A person can own real estate, meaning an ownership interest in land, usually referred to as title, as in “the landlord holds title; the tenant merely has a right of possession.”
“Trust estate” refers to property held by a trust where the trustee holds legal title (right to manage) and the beneficiary holds beneficial title (right to benefit from).
“Probate estate” refers to property passing through one’s last will.
When a living person refers to his or her “estate” it is usually a reference to the person’s aggregate ownership, as in “I’ve built a large estate of land, stock, and commodities.”
What is a "creator" in New York estate law?
Definition of CREATOR: (noun) / a person who makes a disposition of property
New York Estates Powers & Trusts Law § 1-2.2 provides this general definition. However, the usage varies depending on context. A “disposition of property” means a direction of where the property will pass or to whom it will pass as in “the creator disposed of his house by leaving it to his daughter through his trust.”
The term “creator” is typically used in the context of a trust, whereas the term “testator” is typically used in the context of a will. “In her will, the testator left all her jewelry to her son.” The creator “creates” the document that disposes of the property.
Synonyms include trustor and grantor.
What is a "codicil" in New York estate law?
Definition of CODICIL: (noun) / a supplement to a will
New York Estates Powers & Trusts Law defines a codicil as a supplement to a will, either adding to, taking from or altering its provisions or confirming it in whole or in part by republication, but not totally revoking such will (EPTL § 1-2.1).
Plain English translation: a codicil is similar to an addendum or rider to a contract; it typically changes only some of the terms included in the will.
Codicils have become rare since the advent of modern computers and word processing templates. In the pre-digital age, a codicil was a shortcut used to avoid having to retype an entire will. Today, attorneys often save the final draft of their clients' wills in a word processing program and can easily make changes. Even without the final draft, a new will can be populated relatively quickly.
What is a Holographic Will?
Definition of HOLOGRAPHIC WILL:
(noun) / a will written entirely in the handwriting of the testator and not executed and attested in accordance with the formalities prescribed by New York Estates Powers & Trusts Law § 3-2.1
In order for a holographic will to be admitted to probate, it must be proven that the will was written entirely in the testator’s handwriting and that the testator, at the time the will was executed, was a member of the armed forces while in actual military or naval service during a war or other armed conflict; a person who serves with or accompanies an armed force engaged in actual military service during such war or armed conflict, or a mariner at sea.

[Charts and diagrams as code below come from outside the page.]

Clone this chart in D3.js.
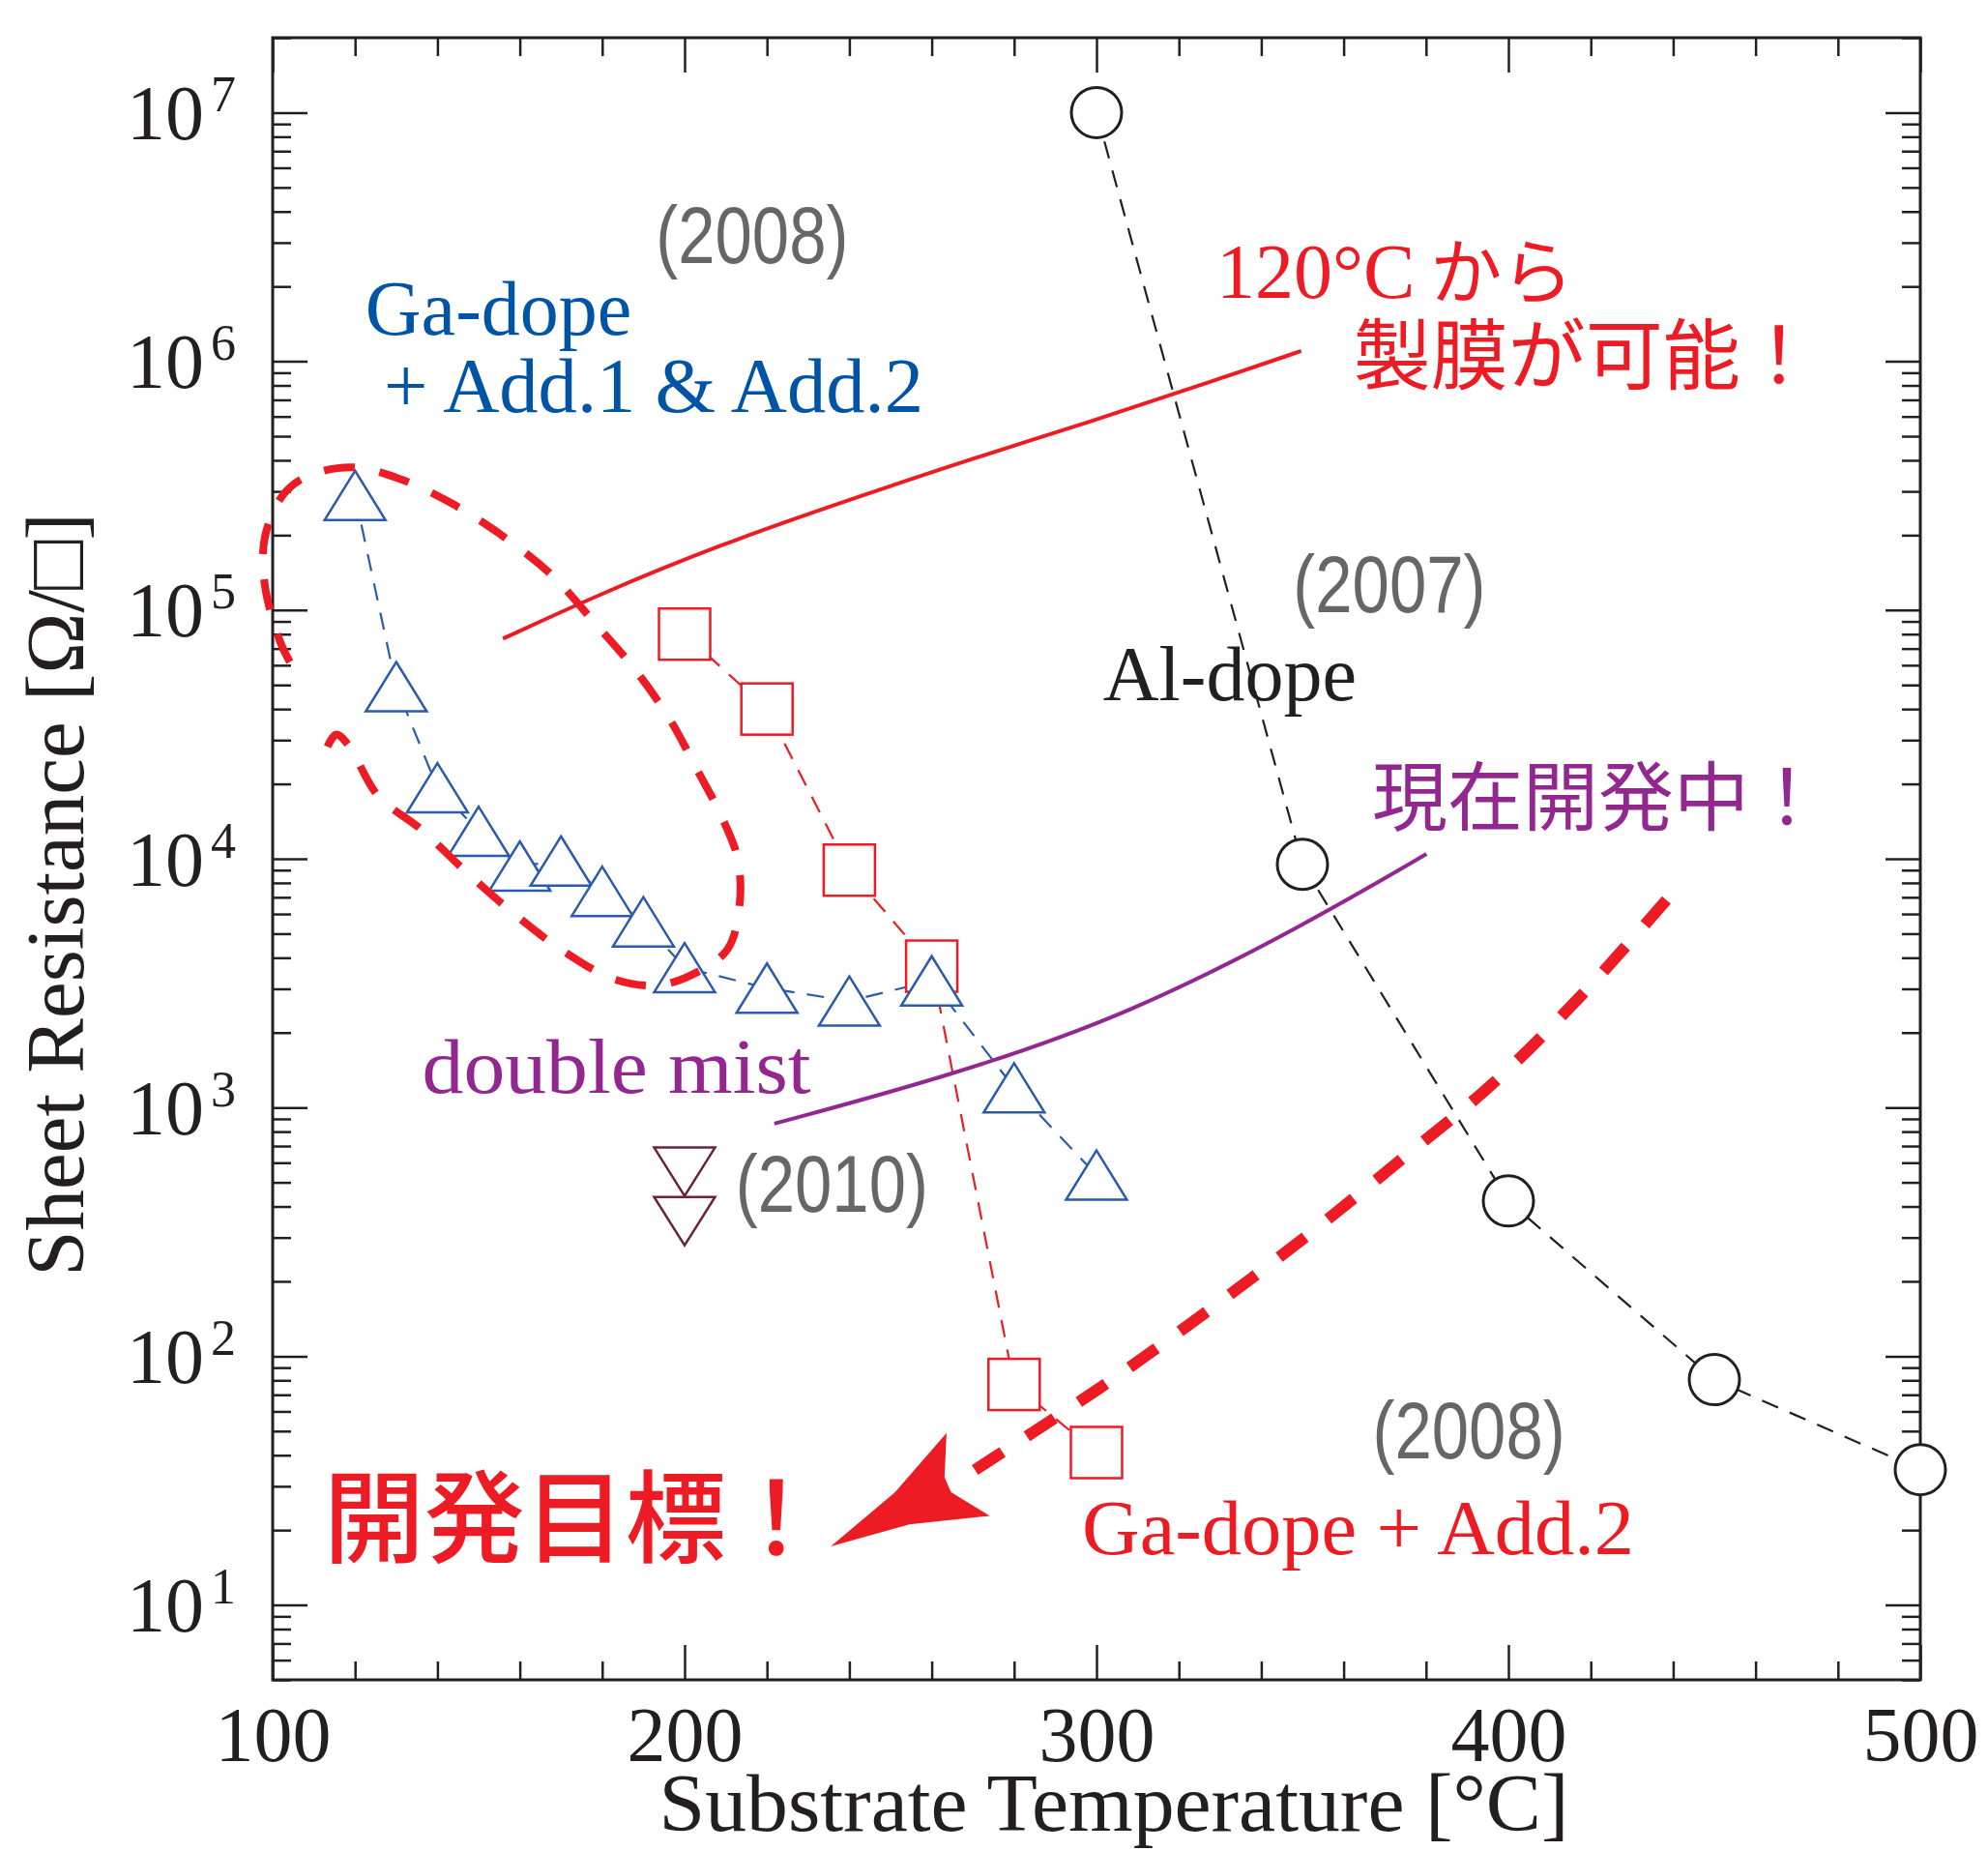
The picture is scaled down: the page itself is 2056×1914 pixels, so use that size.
<!DOCTYPE html>
<html>
<head>
<meta charset="utf-8">
<script src="https://cdn.jsdelivr.net/npm/d3@7"></script>
<style>
  body { margin: 0; background: #fff; }
  svg { display: block; }
</style>
</head>
<body>
<svg id="chart" width="2056" height="1914"></svg>
<script>
// ---- values ----
// Al-dope (2007)
const alTemp = [300, 350, 400, 450, 500];
const alRes  = [1.0e7, 9.5e3, 421, 80.5, 35];

// Ga-dope + Add.2 (2008)
const ga2Temp = [200, 220, 240, 260, 280, 300];
const ga2Res  = [8.0e4, 4.0e4, 9.0e3, 3.7e3, 77, 41];

// Ga-dope + Add.1 & Add.2 (2008)
const ga12Temp = [120, 130, 140, 150, 160, 170, 180, 190, 200, 220, 240, 260, 280, 300];
const ga12Res  = [2.89e5, 4.92e4, 1.93e4, 1.29e4, 9.35e3, 9.8e3, 7.4e3, 5.58e3, 3.65e3, 3.02e3, 2.68e3, 3.23e3, 1.2e3, 535];

// double mist (2010)
const mistTemp = [200, 200];
const mistRes  = [552, 349];

// hand drawn guide curves, [temperature, resistance]
const lowTempCurve = [[155.9, 7.67e4], [178.4, 1.14e5], [208.5, 1.83e5], [238.5, 2.72e5],
  [268.6, 4.01e5], [298.6, 5.71e5], [328.7, 8.39e5], [349.7, 1.10e6]];
const devCurve = [[221.8, 861], [264.8, 1343], [308.1, 2366], [351.3, 5510], [380.1, 1.045e4]];
const targetCurve = [[270.5, 34.9], [301.4, 75.7], [326.5, 150], [350.3, 298], [374.0, 618],
  [397.0, 1282], [418.5, 2917], [438.7, 6934]];
const loopCurve = [[113.3, 2.82e4], [115.4, 3.16e4], [118.3, 2.88e4], [125.6, 1.79e4], [136.1, 1.31e4],
  [147.0, 8.85e3], [158.3, 6.07e3], [170.0, 4.32e3], [182.9, 3.28e3], [193.5, 3.10e3], [202.3, 3.45e3],
  [210.4, 4.32e3], [213.3, 6.40e3], [212.9, 9.98e3], [208.8, 1.50e4], [203.6, 2.19e4], [196.3, 3.66e4],
  [187.8, 5.81e4], [178.1, 8.91e4], [168.0, 1.37e5], [156.3, 1.96e5], [143.7, 2.67e5], [130.4, 3.39e5],
  [119.1, 3.75e5], [108.2, 3.44e5], [102.5, 2.90e5], [98.1, 1.96e5], [98.1, 1.26e5], [102.1, 7.26e4],
  [105.4, 5.71e4]];
const arrowHead = [[235.5, 17.2], [251.1, 28.4], [263.6, 49.1], [263.1, 32.6], [264.7, 28.4],
  [274.1, 22.8], [254.6, 21.1]];

const xTicks = [100, 200, 300, 400, 500];
const yTicks = [1e1, 1e2, 1e3, 1e4, 1e5, 1e6, 1e7];

// ---- setup ----
const svg = d3.select("#chart");
const ink = "#231f20";
const red = "#ed1c24";
const blue = "#2a5caa";
const blueText = "#0054a6";
const purple = "#92278f";
const maroon = "#6d213c";
const grey = "#666666";
const serif = "'Liberation Serif', 'Times New Roman', serif";
const jp = "'Noto Sans CJK JP', sans-serif";

const x = d3.scaleLinear().domain([100, 500]).range([282, 1986]);
const y = d3.scaleLog().domain([5, 2e7]).range([1737, 39]);

const xMinor = d3.range(120, 500, 20).filter(d => d % 100 !== 0);
const yMinor = [];
for (let e = 0; e <= 7; e++) {
  for (let m = 2; m <= 9; m++) {
    const v = m * Math.pow(10, e);
    if (v >= 5 && v <= 2e7) yMinor.push(v);
  }
}

// ---- axes (ticks pointing inwards on all four sides) ----
function styleAxis(g) {
  g.select(".domain").remove();
  g.selectAll(".tick line").attr("stroke", ink).attr("stroke-width", 2.5);
}

svg.append("g").attr("transform", "translate(0,1737)")
  .call(d3.axisBottom(x).tickValues(xTicks).tickSize(-36).tickSizeOuter(0).tickPadding(27).tickFormat(d3.format("d")))
  .call(styleAxis)
  .call(g => g.selectAll("text").attr("font-family", serif).attr("font-size", 80).attr("fill", ink));
svg.append("g").attr("transform", "translate(0,1737)")
  .call(d3.axisBottom(x).tickValues(xMinor).tickSize(-19).tickFormat(""))
  .call(styleAxis);
svg.append("g").attr("transform", "translate(0,39)")
  .call(d3.axisTop(x).tickValues(xTicks).tickSize(-36).tickFormat(""))
  .call(styleAxis);
svg.append("g").attr("transform", "translate(0,39)")
  .call(d3.axisTop(x).tickValues(xMinor).tickSize(-19).tickFormat(""))
  .call(styleAxis);

const leftAxis = svg.append("g").attr("transform", "translate(282,0)")
  .call(d3.axisLeft(y).tickValues(yTicks).tickSize(-36).tickFormat(""))
  .call(styleAxis);
svg.append("g").attr("transform", "translate(282,0)")
  .call(d3.axisLeft(y).tickValues(yMinor).tickSize(-19).tickFormat(""))
  .call(styleAxis);
svg.append("g").attr("transform", "translate(1986,0)")
  .call(d3.axisRight(y).tickValues(yTicks).tickSize(-36).tickFormat(""))
  .call(styleAxis);
svg.append("g").attr("transform", "translate(1986,0)")
  .call(d3.axisRight(y).tickValues(yMinor).tickSize(-19).tickFormat(""))
  .call(styleAxis);

// 10^n labels
leftAxis.selectAll(".tick").each(function(d) {
  const t = d3.select(this);
  t.append("text").text("10")
    .attr("x", -71).attr("y", 27)
    .attr("text-anchor", "end")
    .attr("font-family", serif).attr("font-size", 80).attr("fill", ink);
  t.append("text").text(Math.round(Math.log10(d)))
    .attr("x", -64).attr("y", -2)
    .attr("text-anchor", "start")
    .attr("font-family", serif).attr("font-size", 52).attr("fill", ink);
});

// frame
svg.append("rect")
  .attr("x", x(100)).attr("y", y(2e7))
  .attr("width", x(500) - x(100)).attr("height", y(5) - y(2e7))
  .attr("fill", "none").attr("stroke", ink).attr("stroke-width", 3);

// axis titles
svg.append("text")
  .attr("x", 1152).attr("y", 1893)
  .attr("text-anchor", "middle")
  .attr("font-family", serif).attr("font-size", 85).attr("fill", ink)
  .attr("textLength", 941).attr("lengthAdjust", "spacingAndGlyphs")
  .text("Substrate Temperature [°C]");
svg.append("text")
  .attr("transform", `translate(86,925) rotate(-90)`)
  .attr("text-anchor", "middle")
  .attr("font-family", serif).attr("font-size", 85).attr("fill", ink)
  .text("Sheet Resistance [Ω/□]");

// ---- dashed connecting lines ----
const line = d3.line().x(d => x(d[0])).y(d => y(d[1]));
const lines = svg.append("g").attr("fill", "none").attr("stroke-width", 2.2);
lines.append("path").attr("d", line(d3.zip(alTemp, alRes)))
  .attr("stroke", ink).attr("stroke-dasharray", "18,13");
lines.append("path").attr("d", line(d3.zip(ga2Temp, ga2Res)))
  .attr("stroke", red).attr("stroke-dasharray", "18,13");
lines.append("path").attr("d", line(d3.zip(ga12Temp, ga12Res)))
  .attr("stroke", blue).attr("stroke-dasharray", "18,13");

// ---- markers ----
const sq = 53, tw = 63, th = 51;
svg.append("g").selectAll("rect")
  .data(d3.zip(ga2Temp, ga2Res)).join("rect")
  .attr("x", d => x(d[0]) - sq / 2).attr("y", d => y(d[1]) - sq / 2)
  .attr("width", sq).attr("height", sq)
  .attr("fill", "#fff").attr("stroke", red).attr("stroke-width", 2.5);

svg.append("g").selectAll("circle")
  .data(d3.zip(alTemp, alRes)).join("circle")
  .attr("cx", d => x(d[0])).attr("cy", d => y(d[1])).attr("r", 26)
  .attr("fill", "#fff").attr("stroke", ink).attr("stroke-width", 3);

const triUp = (cx, cy) => `M${cx},${cy - th / 2}L${cx + tw / 2},${cy + th / 2}L${cx - tw / 2},${cy + th / 2}Z`;
const triDown = (cx, cy) => `M${cx - tw / 2},${cy - 25}L${cx + tw / 2},${cy - 25}L${cx},${cy + 25}Z`;

svg.append("g").selectAll("path")
  .data(d3.zip(ga12Temp, ga12Res)).join("path")
  .attr("d", d => triUp(x(d[0]), y(d[1])))
  .attr("fill", "#fff").attr("stroke", blue).attr("stroke-width", 2.5);

svg.append("g").selectAll("path")
  .data(d3.zip(mistTemp, mistRes)).join("path")
  .attr("d", d => triDown(x(d[0]), y(d[1])))
  .attr("fill", "none").attr("stroke", maroon).attr("stroke-width", 2.5);

// ---- guide curves ----
const smooth = d3.line().curve(d3.curveCatmullRom.alpha(0.5)).x(d => x(d[0])).y(d => y(d[1]));
const soft = d3.line().curve(d3.curveBasis).x(d => x(d[0])).y(d => y(d[1]));
svg.append("path").attr("d", soft(lowTempCurve))
  .attr("fill", "none").attr("stroke", red).attr("stroke-width", 4);
svg.append("path").attr("d", soft(devCurve))
  .attr("fill", "none").attr("stroke", purple).attr("stroke-width", 4);
svg.append("path").attr("d", smooth(loopCurve))
  .attr("fill", "none").attr("stroke", red).attr("stroke-width", 8)
  .attr("stroke-dasharray", "32,26");
svg.append("path").attr("d", smooth(targetCurve))
  .attr("fill", "none").attr("stroke", red).attr("stroke-width", 12)
  .attr("stroke-dasharray", "34,30");
svg.append("path")
  .attr("d", d3.line().x(d => x(d[0])).y(d => y(d[1])).curve(d3.curveLinearClosed)(arrowHead))
  .attr("fill", red);

// ---- labels ----
function label(txt, T, R, color, opts = {}) {
  const t = svg.append("text")
    .attr("x", x(T)).attr("y", y(R))
    .attr("text-anchor", opts.anchor || "start")
    .attr("font-family", opts.font || serif)
    .attr("font-size", opts.size || 80)
    .attr("font-weight", opts.weight || "normal")
    .attr("fill", color)
    .text(txt);
  if (opts.length) t.attr("textLength", opts.length).attr("lengthAdjust", "spacingAndGlyphs");
  return t;
}
function year(txt, T, R, anchor) {
  svg.append("text")
    .attr("transform", `translate(${x(T)},${y(R)}) scale(0.82,1)`)
    .attr("text-anchor", anchor)
    .attr("font-family", "'Liberation Sans', Arial, sans-serif")
    .attr("font-size", 84)
    .attr("fill", grey)
    .text(txt);
}

year("(2008)", 216.4, 2.49e6, "middle");
label("Ga-dope", 122.5, 1.28e6, blueText);
label("+ Add.1 & Add.2", 127.0, 6.27e5, blueText, { length: 558 });

const kara = label("120°C", 329.1, 1.8e6, red);
kara.append("tspan").attr("dx", 16).attr("font-family", jp).attr("font-size", 74).text("から");
label("製膜が可能！", 362.4, 8.2e5, red, { font: jp, size: 80 });

year("(2007)", 371.1, 9.8e4, "middle");
label("Al-dope", 301.6, 4.34e4, ink);
label("現在開発中！", 366.9, 1.37e4, purple, { font: jp, size: 78 });

label("double mist", 136.3, 1.15e3, purple, { length: 402 });
year("(2010)", 212.4, 381, "start");

year("(2008)", 390.4, 38.8, "middle");
label("Ga-dope + Add.2", 296.5, 16.0, red, { length: 571 });
label("開発目標！", 112.4, 15.9, red, { font: jp, size: 104, weight: 500 });
</script>
</body>
</html>
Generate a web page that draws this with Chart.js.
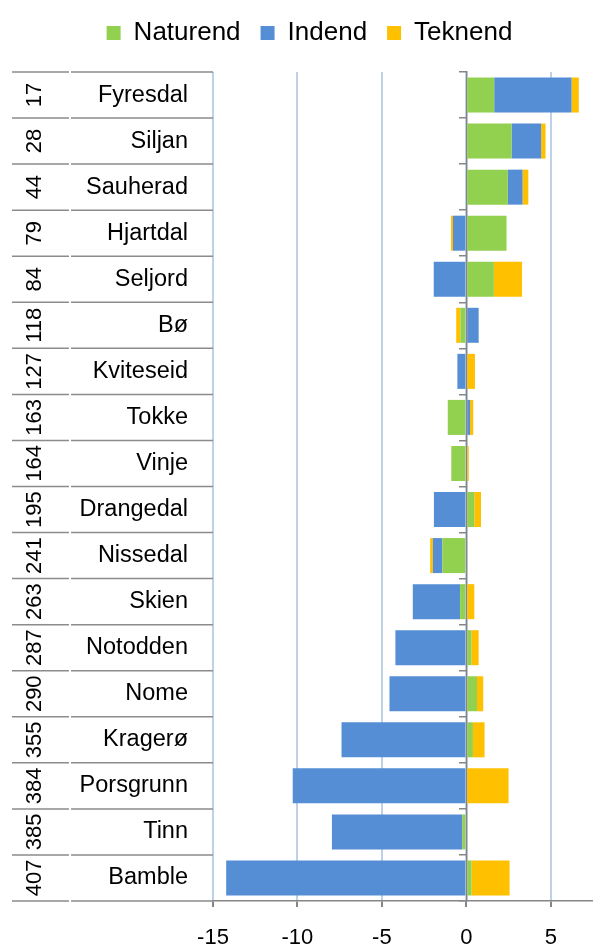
<!DOCTYPE html>
<html>
<head>
<meta charset="utf-8">
<script src="https://cdn.jsdelivr.net/npm/chart.js@4"></script>
<style>
  html, body { margin: 0; padding: 0; background: #fff; }
  #wrap { width: 593px; height: 946px; position: relative; }
</style>
</head>
<body>
<div id="wrap"><canvas id="chart"></canvas></div>
<script>
  // Kommuner med rangering, og de tre komponentene
  const kommuner = ['Fyresdal', 'Siljan', 'Sauherad', 'Hjartdal', 'Seljord', 'Bø', 'Kviteseid', 'Tokke', 'Vinje',
    'Drangedal', 'Nissedal', 'Skien', 'Notodden', 'Nome', 'Kragerø', 'Porsgrunn', 'Tinn', 'Bamble'];
  const rangering = [17, 28, 44, 79, 84, 118, 127, 163, 164, 195, 241, 263, 287, 290, 355, 384, 385, 407];
  const naturend = [1.65, 2.68, 2.46, 2.38, 1.63, -0.35, 0, -1.1, -0.89, 0.47, -1.42, -0.37, 0.3, 0.63, 0.39, 0, -0.24, 0.31];
  const indend = [4.58, 1.75, 0.87, -0.79, -1.93, 0.73, -0.53, 0.22, 0, -1.92, -0.56, -2.8, -4.2, -4.55, -7.39, -10.28, -7.72, -14.22];
  const teknend = [0.43, 0.26, 0.34, -0.12, 1.67, -0.25, 0.51, 0.19, 0.14, 0.4, -0.16, 0.47, 0.43, 0.37, 0.69, 2.5, 0, 2.25];
  const xTicks = [-15, -10, -5, 0, 5];

  const font = "'Liberation Sans', Arial, sans-serif";
  const grå = '#868686';

  // Legenden skal ta like mye plass som raden over plottet
  const legendHoyde = {
    id: 'legendHoyde',
    beforeInit(chart) {
      const fit = chart.legend.fit;
      chart.legend.fit = function () {
        fit.call(this);
        this.height = 72;
      };
    }
  };

  // Tegner rangering (rotert) og kommunenavn til venstre, med skillelinjer
  const kategoritekst = {
    id: 'kategoritekst',
    afterDraw(chart) {
      const { ctx, chartArea, scales: { y } } = chart;
      const steg = (chartArea.bottom - chartArea.top) / kommuner.length;
      ctx.save();
      ctx.strokeStyle = '#8c8c8c';
      ctx.lineWidth = 1.5;
      for (let i = 0; i <= kommuner.length; i++) {
        const yy = chartArea.top + i * steg;
        ctx.beginPath();
        ctx.moveTo(12, yy); ctx.lineTo(69, yy);
        ctx.moveTo(71, yy); ctx.lineTo(chartArea.left, yy);
        ctx.stroke();
      }
      ctx.fillStyle = '#000';
      ctx.textBaseline = 'middle';
      kommuner.forEach((navn, i) => {
        const yc = y.getPixelForValue(i);
        ctx.font = '23.5px ' + font;
        ctx.textAlign = 'right';
        ctx.fillText(navn, 188, yc);
        ctx.save();
        ctx.translate(35, yc);
        ctx.rotate(-Math.PI / 2);
        ctx.font = '22px ' + font;
        ctx.textAlign = 'center';
        ctx.fillText(String(rangering[i]), 0, 0);
        ctx.restore();
      });
      ctx.restore();
    }
  };

  new Chart(document.getElementById('chart'), {
    type: 'bar',
    data: {
      labels: kommuner,
      datasets: [
        { label: 'Naturend', data: naturend, backgroundColor: '#92d050' },
        { label: 'Indend', data: indend, backgroundColor: '#558ed5' },
        { label: 'Teknend', data: teknend, backgroundColor: '#ffc000' }
      ]
    },
    options: {
      indexAxis: 'y',
      responsive: true,
      maintainAspectRatio: false,
      animation: false,
      datasets: { bar: { categoryPercentage: 1, barPercentage: 0.76, borderWidth: 0 } },
      layout: { padding: { left: 26, right: 0, top: 0, bottom: 0 } },
      scales: {
        x: {
          type: 'linear',
          stacked: true,
          min: -15,
          max: 7.5,
          afterBuildTicks: s => { s.ticks = xTicks.map(v => ({ value: v })); },
          afterFit: s => { s.height = 45; },
          grid: { color: '#bfd1e9', lineWidth: 2, tickColor: grå, tickLength: 6 },
          border: { color: grå, width: 1.5, z: 1 },
          ticks: { font: { family: font, size: 22 }, color: '#000', padding: 18 }
        },
        y: {
          stacked: true,
          grid: { display: false },
          border: { display: false },
          ticks: { display: false },
          afterFit: s => { s.width = 187; }
        },
        // nullinjen med tikkmerker mellom kommunene
        y0: {
          type: 'category',
          position: { x: 0 },
          offset: true,
          z: 1,
          grid: { offset: true, drawOnChartArea: false, tickLength: 7, color: grå, lineWidth: 1.5 },
          border: { color: grå, width: 1.5 },
          ticks: { display: false }
        }
      },
      plugins: {
        legend: {
          position: 'top',
          labels: {
            font: { family: font, size: 26 },
            color: '#000',
            boxWidth: 14,
            boxHeight: 14,
            padding: 20
          }
        },
        tooltip: { enabled: false }
      }
    },
    plugins: [legendHoyde, kategoritekst]
  });
</script>
</body>
</html>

FAQ: Will Contests - Do I have grounds for contesting a will? (Part 2 of 6)
Grounds for Contesting a Will
In Part 1 of this series on will contests, we discussed the following questions:
Who can contest a will?
What are legitimate grounds for contesting a will?
In this post, we will get into the details of the first ground for contesting a will – undue execution. When someone objects to a will on the basis of undue execution, what is being alleged is that the will was not duly executed. Remember, the information below focuses on will contests in New York and more specifically on will contests in New York City.
Due Execution: Was the will properly executed?
Wills must be executed in strict compliance with the provisions of New York Estates, Powers, & Trusts Law (EPTL) §3-2.1. The elements are due execution are:
The signature of the testator must appear at the end of the will, just before the witness attestation clause;
The testator must sign the will in the presence of each of the witnesses, or his signature shall be acknowledged to each witness as his signature;
The testator must declare to each of the witnesses that the document they are witnessing is the testator’s will; and
There must be two witnesses to the will. The testator must ask each witness to sign his will. Additionally, both witnesses must sign the will within 30 days of each other.
If the will was not executed in compliance with the above provisions, it is not a valid will and can be challenged through a will contest.
Examples of Improper Execution of a Last Will & Testament
1. Thomas executes his will at his estate attorney’s office in Manhattan by signing in the middle of page 5. Thomas then adds language at the bottom of page 5, beneath his signature, leaving his Brooklyn apartment to his niece, Beth.
What is the result? Under New York law, although the will may be valid, the language after the Testator’s (Thomas’s) signature is considered invalid and ineffective. The Brooklyn apartment would be distributed as though the additional language after Thomas’s signature did not exist.
2. Thomas wants to draft a will but is not physically able to travel from his Brooklyn home to his estate attorney’s office in Manhattan. In order to accommodate Thomas, the attorney travels to Thomas’s home in Brooklyn where Thomas executes the will. The attorney then takes the will back to his Manhattan office and has his two associates sign the will as witnesses.
Problems? Yes – two of them. First, the Testator did not sign the will in the presence of the either witness nor did he acknowledge that the signature was his. Second, the Testator did not declare to the witnesses that the document they were witnessing was Thomas’s will. Under New York law, this will is invalid.
It is extremely important to properly execute a will; otherwise, it may be subject to a will contest in Surrogate’s Court on the ground that it was not duly executed.